Mariam Muzaffar, Director of Customer Success at Descartes & Mauss, a strategic planning platform, leads teams across every stage of the B2B SaaS lifecycle. "At its core, our role is about growth for both the client and the business. It is about helping clients get the most value from our product to achieve their goals. Satisfaction alone is not enough," says Muzaffar. She explains that leaning into awkward or high-stakes moments reveals opportunities hidden behind uncertainty. By asking direct questions and mapping client experiments, teams uncover misaligned requests or areas where clients may be trying something new.

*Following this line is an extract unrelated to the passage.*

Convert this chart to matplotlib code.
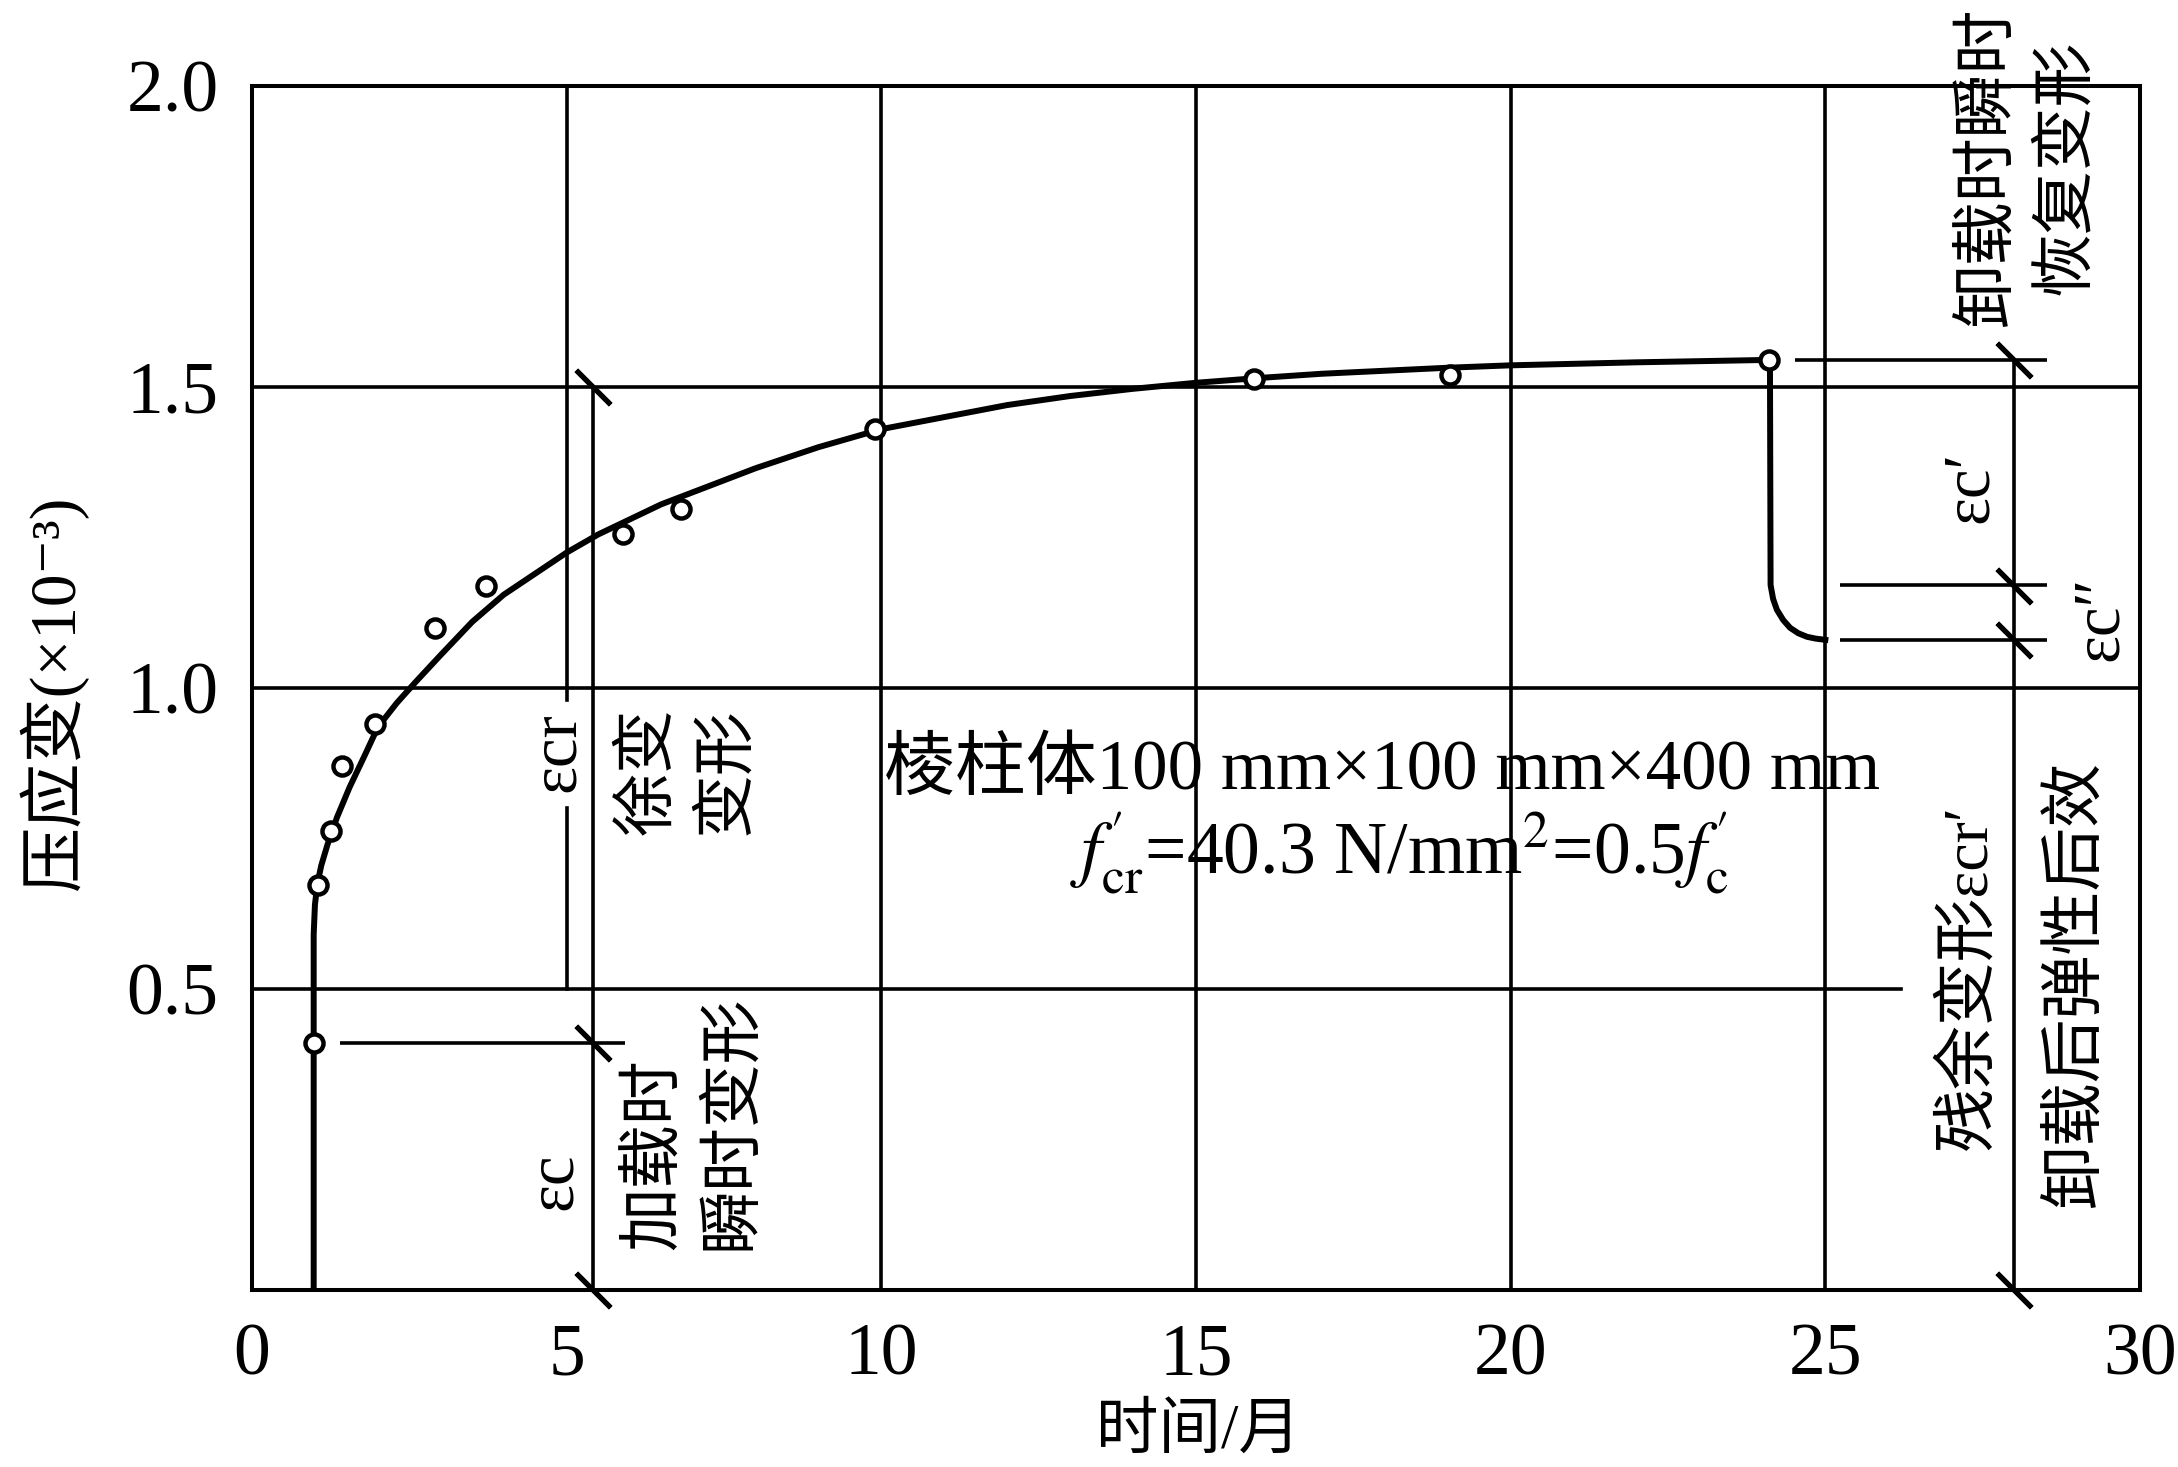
import matplotlib.pyplot as plt

plt.rcParams['font.family'] = ['Liberation Serif', 'Noto Sans CJK SC', 'DejaVu Serif']
plt.rcParams['mathtext.fontset'] = 'stix'

# measured creep strain (x10^-3) vs time (months)
meas_t = [0.98, 1.05, 1.25, 1.43, 1.95, 2.90, 3.72, 5.90, 6.82, 9.90, 15.92, 19.04, 24.10]
meas_eps = [0.41, 0.673, 0.763, 0.871, 0.94, 1.10, 1.17, 1.256, 1.297, 1.43, 1.513, 1.520, 1.545]

# smooth curve under sustained load
load_t = [0.98, 0.98, 1.0, 1.04, 1.1, 1.2, 1.35, 1.55, 1.8, 2.0, 2.3, 2.6, 3.0, 3.5, 4.0,
          4.5, 5.0, 5.5, 6.0, 6.5, 7.0, 8.0, 9.0, 10.0, 11.0, 12.0, 13.0, 14.0, 15.0,
          16.0, 17.0, 18.0, 19.0, 20.0, 22.0, 24.1]
load_eps = [0.0, 0.59, 0.64, 0.675, 0.705, 0.74, 0.785, 0.835, 0.89, 0.935, 0.975, 1.01,
            1.055, 1.11, 1.155, 1.19, 1.225, 1.255, 1.28, 1.305, 1.325, 1.365, 1.40, 1.43,
            1.45, 1.47, 1.485, 1.497, 1.507, 1.515, 1.522, 1.527, 1.532, 1.536, 1.541, 1.545]

# unloading branch (instant + delayed recovery)
unload_t = [24.10, 24.12, 24.13, 24.17, 24.23, 24.33, 24.44, 24.57, 24.71, 24.85, 25.0]
unload_eps = [1.545, 1.545, 1.171, 1.148, 1.130, 1.113, 1.100, 1.091, 1.085, 1.082, 1.080]

x_ticks = [0, 5, 10, 15, 20, 25, 30]
y_ticks = [0.5, 1.0, 1.5, 2.0]
y_tick_labels = ['0.5', '1.0', '1.5', '2.0']
grid_x = [10, 15, 20, 25]
grid_y = [1.0, 1.5]

# dimension lines with tick slashes
left_dim_x = 5.42
left_dim_marks = [0.0, 0.41, 1.5]
right_dim_x = 28.0
right_dim_marks = [0.0, 1.08, 1.17, 1.545]
ext_x0 = [1.40, 24.52, 25.23, 25.23]
ext_x1 = [5.93, 28.52, 28.52, 28.52]
ext_y = [0.41, 1.545, 1.171, 1.080]

fig = plt.figure(figsize=(21.78, 14.67), dpi=100)
ax = fig.add_axes([252 / 2178, 1 - 1290 / 1467, 1888 / 2178, 1204 / 1467])
ax.set_xlim(0, 30)
ax.set_ylim(0, 2.0)

LW = 2.6
for sp in ax.spines.values():
    sp.set_linewidth(2.9)

for gx in grid_x:
    ax.axvline(gx, color='black', lw=LW, zorder=1)
for gy in grid_y:
    ax.axhline(gy, color='black', lw=LW, zorder=1)
ax.plot([0, 26.2], [0.5, 0.5], color='black', lw=LW, zorder=1)
# x=5 line, broken for the label
ax.plot([5, 5], [0.5, 0.80], color='black', lw=LW, zorder=1)
ax.plot([5, 5], [0.98, 2.0], color='black', lw=LW, zorder=1)

# dimension lines
ax.plot([left_dim_x, left_dim_x], [min(left_dim_marks), max(left_dim_marks)],
        color='black', lw=LW, zorder=2)
ax.plot([right_dim_x, right_dim_x], [min(right_dim_marks), max(right_dim_marks)],
        color='black', lw=LW, zorder=2)
ax.plot([left_dim_x] * len(left_dim_marks), left_dim_marks, ls='none',
        marker=(2, 2, 45), ms=35, mew=3.6, color='black', clip_on=False, zorder=3)
ax.plot([right_dim_x] * len(right_dim_marks), right_dim_marks, ls='none',
        marker=(2, 2, 45), ms=35, mew=3.6, color='black', clip_on=False, zorder=3)
ax.hlines(ext_y, ext_x0, ext_x1, color='black', lw=LW, zorder=2)

# curves and points
ax.plot(load_t, load_eps, color='black', lw=4.3, zorder=4, solid_capstyle='butt')
ax.plot(unload_t, unload_eps, color='black', lw=4.3, zorder=4)
ax.plot(meas_t, meas_eps, ls='none', marker='o', ms=13, mew=3.2,
        mfc='white', mec='black', zorder=5)

ax.set_xticks(x_ticks)
ax.set_yticks(y_ticks)
ax.set_yticklabels(y_tick_labels)
ax.tick_params(length=0, labelsize=53, pad=24)

fig.text(53 / 2178, 1 - 692 / 1467, '压应变(×10⁻³)', rotation=90,
         ha='center', va='center', fontsize=47)
fig.text(1198 / 2178, 1 - 1433 / 1467, '时间/月', ha='center', va='center', fontsize=45)

CJK = 46
ax.text(4.85, 0.894, 'εcr', rotation=90, ha='center', va='center', fontsize=48,
        zorder=6)
ax.text(4.80, 0.18, 'εc', rotation=90, ha='center', va='center', fontsize=48)
ax.text(6.94, 0.862, '徐变\n变形', rotation=90, ha='center', va='center',
        fontsize=CJK, linespacing=1.4)
ax.text(7.03, 0.066, '加载时\n瞬时变形', rotation=90, ha='center', va='bottom',
        multialignment='left', fontsize=CJK, linespacing=1.4)
ax.text(28.22, 1.865, '卸载时瞬时\n恢复变形', rotation=90, ha='center', va='center',
        multialignment='center', fontsize=CJK, linespacing=1.4, clip_on=False)
ax.text(27.3, 0.52, '残余变形εcr′', rotation=90, ha='center', va='center', fontsize=CJK)
ax.text(29.0, 0.507, '卸载后弹性后效', rotation=90, ha='center', va='center', fontsize=CJK)
ax.text(27.3, 1.334, 'εc′', rotation=90, ha='center', va='center', fontsize=48)
ax.text(29.37, 1.116, 'εc″', rotation=90, ha='center', va='center', fontsize=48)

ax.text(17.96, 0.862, '棱柱体100 mm×100 mm×400 mm', ha='center', va='center',
        fontsize=51)
ax.text(18.24, 0.724,
        r'$f_{\mathrm{cr}}^{\prime}$=40.3 N/mm$^2$=0.5$f_{\mathrm{c}}^{\prime}$',
        ha='center', va='center', fontsize=53)

fig.savefig('out.png', dpi=100)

  • From no to know-how: Those insights often surface requests that don’t advance adoption or strategic goals. Saying no in these moments keeps the team focused on high-impact problems and earns client respect. "It’s about being constructive. It’s about showing what will actually meet their needs and reminding the client that we are brought on to achieve specific goals," says Muzaffar.

  • Reading the room: Delivering difficult messages requires emotional intelligence and strategic insight. Teams tailor their approach to each stakeholder, address adoption challenges directly, and assess how the product fits within the client’s ecosystem, uncovering issues early and strengthening outcomes. "The more you do that, the more a client sees you aren’t just pushing a product for the sake of it. They realize you actually get them," Muzaffar says.

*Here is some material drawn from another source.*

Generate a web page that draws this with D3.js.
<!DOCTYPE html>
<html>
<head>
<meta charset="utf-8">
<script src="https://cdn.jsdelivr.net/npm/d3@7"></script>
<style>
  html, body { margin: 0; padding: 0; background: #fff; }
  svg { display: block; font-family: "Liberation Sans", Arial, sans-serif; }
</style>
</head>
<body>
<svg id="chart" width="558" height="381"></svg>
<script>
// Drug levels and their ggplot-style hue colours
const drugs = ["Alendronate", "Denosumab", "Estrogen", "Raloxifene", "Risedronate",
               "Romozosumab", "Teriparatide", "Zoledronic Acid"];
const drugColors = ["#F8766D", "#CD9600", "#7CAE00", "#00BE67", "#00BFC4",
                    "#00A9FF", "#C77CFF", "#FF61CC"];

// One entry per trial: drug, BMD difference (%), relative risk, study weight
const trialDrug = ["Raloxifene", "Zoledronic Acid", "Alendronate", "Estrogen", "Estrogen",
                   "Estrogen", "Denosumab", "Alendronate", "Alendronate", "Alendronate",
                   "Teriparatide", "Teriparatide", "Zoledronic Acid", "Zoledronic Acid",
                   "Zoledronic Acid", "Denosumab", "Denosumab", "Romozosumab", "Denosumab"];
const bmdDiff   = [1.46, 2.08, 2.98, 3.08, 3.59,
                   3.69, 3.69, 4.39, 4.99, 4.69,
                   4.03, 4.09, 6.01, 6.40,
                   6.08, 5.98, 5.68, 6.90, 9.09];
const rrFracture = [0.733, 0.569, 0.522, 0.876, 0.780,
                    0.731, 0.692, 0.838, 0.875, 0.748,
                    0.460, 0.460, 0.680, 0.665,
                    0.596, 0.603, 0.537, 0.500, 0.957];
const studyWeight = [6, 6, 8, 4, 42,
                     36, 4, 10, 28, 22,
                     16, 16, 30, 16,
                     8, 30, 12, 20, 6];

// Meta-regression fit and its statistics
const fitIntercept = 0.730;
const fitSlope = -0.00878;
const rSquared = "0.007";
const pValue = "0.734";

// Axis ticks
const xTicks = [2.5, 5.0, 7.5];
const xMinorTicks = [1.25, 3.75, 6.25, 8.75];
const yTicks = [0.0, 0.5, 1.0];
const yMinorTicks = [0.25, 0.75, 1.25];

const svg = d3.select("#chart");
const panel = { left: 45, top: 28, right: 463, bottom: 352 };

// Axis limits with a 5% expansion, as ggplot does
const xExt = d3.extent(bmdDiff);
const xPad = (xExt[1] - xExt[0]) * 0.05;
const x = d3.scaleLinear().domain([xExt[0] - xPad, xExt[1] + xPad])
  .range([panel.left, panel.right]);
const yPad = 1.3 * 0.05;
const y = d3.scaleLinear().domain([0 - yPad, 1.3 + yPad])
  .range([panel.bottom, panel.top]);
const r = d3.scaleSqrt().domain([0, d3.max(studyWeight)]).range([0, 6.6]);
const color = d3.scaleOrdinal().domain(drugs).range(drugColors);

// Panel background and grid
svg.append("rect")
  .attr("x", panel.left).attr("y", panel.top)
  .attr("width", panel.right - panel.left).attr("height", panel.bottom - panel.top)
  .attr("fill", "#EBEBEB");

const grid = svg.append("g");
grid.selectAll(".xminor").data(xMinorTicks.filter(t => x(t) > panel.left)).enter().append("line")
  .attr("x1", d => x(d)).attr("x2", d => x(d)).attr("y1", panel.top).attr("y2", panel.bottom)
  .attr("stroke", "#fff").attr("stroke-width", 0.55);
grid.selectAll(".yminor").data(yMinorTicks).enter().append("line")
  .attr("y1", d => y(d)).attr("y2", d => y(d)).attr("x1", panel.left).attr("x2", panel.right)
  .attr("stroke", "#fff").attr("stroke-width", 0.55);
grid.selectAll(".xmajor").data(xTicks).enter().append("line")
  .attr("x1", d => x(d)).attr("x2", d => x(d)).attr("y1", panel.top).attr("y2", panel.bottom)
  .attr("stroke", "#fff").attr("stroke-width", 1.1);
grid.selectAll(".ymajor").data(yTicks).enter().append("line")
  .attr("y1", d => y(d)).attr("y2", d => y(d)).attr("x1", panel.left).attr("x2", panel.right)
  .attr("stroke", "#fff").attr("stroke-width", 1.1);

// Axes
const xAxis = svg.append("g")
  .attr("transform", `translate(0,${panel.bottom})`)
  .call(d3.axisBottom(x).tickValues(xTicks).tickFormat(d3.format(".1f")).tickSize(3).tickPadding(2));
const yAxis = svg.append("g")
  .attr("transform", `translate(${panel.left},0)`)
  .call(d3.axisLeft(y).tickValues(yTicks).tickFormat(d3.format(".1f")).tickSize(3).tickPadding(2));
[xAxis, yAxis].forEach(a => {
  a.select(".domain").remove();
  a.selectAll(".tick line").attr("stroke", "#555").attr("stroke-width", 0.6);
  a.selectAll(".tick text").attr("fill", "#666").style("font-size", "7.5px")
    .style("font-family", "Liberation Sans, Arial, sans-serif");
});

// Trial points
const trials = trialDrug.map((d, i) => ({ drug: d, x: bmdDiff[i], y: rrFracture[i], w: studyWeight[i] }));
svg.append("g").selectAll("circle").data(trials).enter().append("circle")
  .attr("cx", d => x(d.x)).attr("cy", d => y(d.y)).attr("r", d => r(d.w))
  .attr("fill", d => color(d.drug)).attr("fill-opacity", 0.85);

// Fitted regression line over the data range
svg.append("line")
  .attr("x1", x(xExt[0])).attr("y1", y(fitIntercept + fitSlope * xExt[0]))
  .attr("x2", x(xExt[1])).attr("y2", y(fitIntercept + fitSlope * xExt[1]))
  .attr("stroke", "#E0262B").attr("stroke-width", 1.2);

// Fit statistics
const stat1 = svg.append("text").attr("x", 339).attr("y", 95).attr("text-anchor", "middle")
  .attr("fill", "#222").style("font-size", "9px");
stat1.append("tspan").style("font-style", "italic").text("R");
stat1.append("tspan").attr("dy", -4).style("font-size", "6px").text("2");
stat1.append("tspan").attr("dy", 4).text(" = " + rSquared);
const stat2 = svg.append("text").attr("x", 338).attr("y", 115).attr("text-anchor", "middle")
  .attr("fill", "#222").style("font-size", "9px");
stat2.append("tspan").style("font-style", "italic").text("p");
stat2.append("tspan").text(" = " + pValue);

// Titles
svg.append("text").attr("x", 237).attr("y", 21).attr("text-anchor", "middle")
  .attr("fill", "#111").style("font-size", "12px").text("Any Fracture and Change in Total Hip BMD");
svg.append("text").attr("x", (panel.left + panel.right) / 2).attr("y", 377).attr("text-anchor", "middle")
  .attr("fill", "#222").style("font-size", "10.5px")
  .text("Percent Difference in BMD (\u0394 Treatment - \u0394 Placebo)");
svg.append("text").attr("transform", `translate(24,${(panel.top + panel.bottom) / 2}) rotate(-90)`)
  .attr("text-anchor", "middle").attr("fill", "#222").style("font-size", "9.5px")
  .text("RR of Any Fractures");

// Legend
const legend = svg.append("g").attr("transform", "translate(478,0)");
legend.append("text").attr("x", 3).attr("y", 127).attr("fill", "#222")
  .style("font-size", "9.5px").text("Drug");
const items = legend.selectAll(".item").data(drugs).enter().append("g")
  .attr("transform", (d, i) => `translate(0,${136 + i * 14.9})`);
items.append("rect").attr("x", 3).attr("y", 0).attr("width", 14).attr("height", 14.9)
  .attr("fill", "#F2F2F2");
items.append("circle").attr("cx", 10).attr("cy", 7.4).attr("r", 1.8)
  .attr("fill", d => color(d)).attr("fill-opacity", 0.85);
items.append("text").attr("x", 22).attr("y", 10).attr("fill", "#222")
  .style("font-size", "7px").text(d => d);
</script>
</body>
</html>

This playbook faces a new, complex challenge. Enterprise clients increasingly experiment with AI, building internal tools and integrating multiple platforms in ways that vendors may not fully see. CS teams must understand how these tools fit into a client’s ecosystem, ask thoughtful questions, and gather insight into usage and adoption.

  • The trust dividend: Building honest, transparent relationships lets teams gather insights that directly influence product strategy and client outcomes. Early pushback or hesitation often reveals underlying priorities, giving CS teams the information they need to align solutions and create long-term value. "That gives us intel we would not get if we avoid asking the question," Muzaffar says.

Persistence matters when uncovering client needs meets initial resistance. Teams who engage directly, ask the right questions, and focus on outcomes turn tense conversations into strategic insight. "Once clients realize that saying no is not a refusal but a pathway to the right solution, they respect the process more. That respect becomes partnership. That partnership becomes value that goes both ways," Muzaffar says.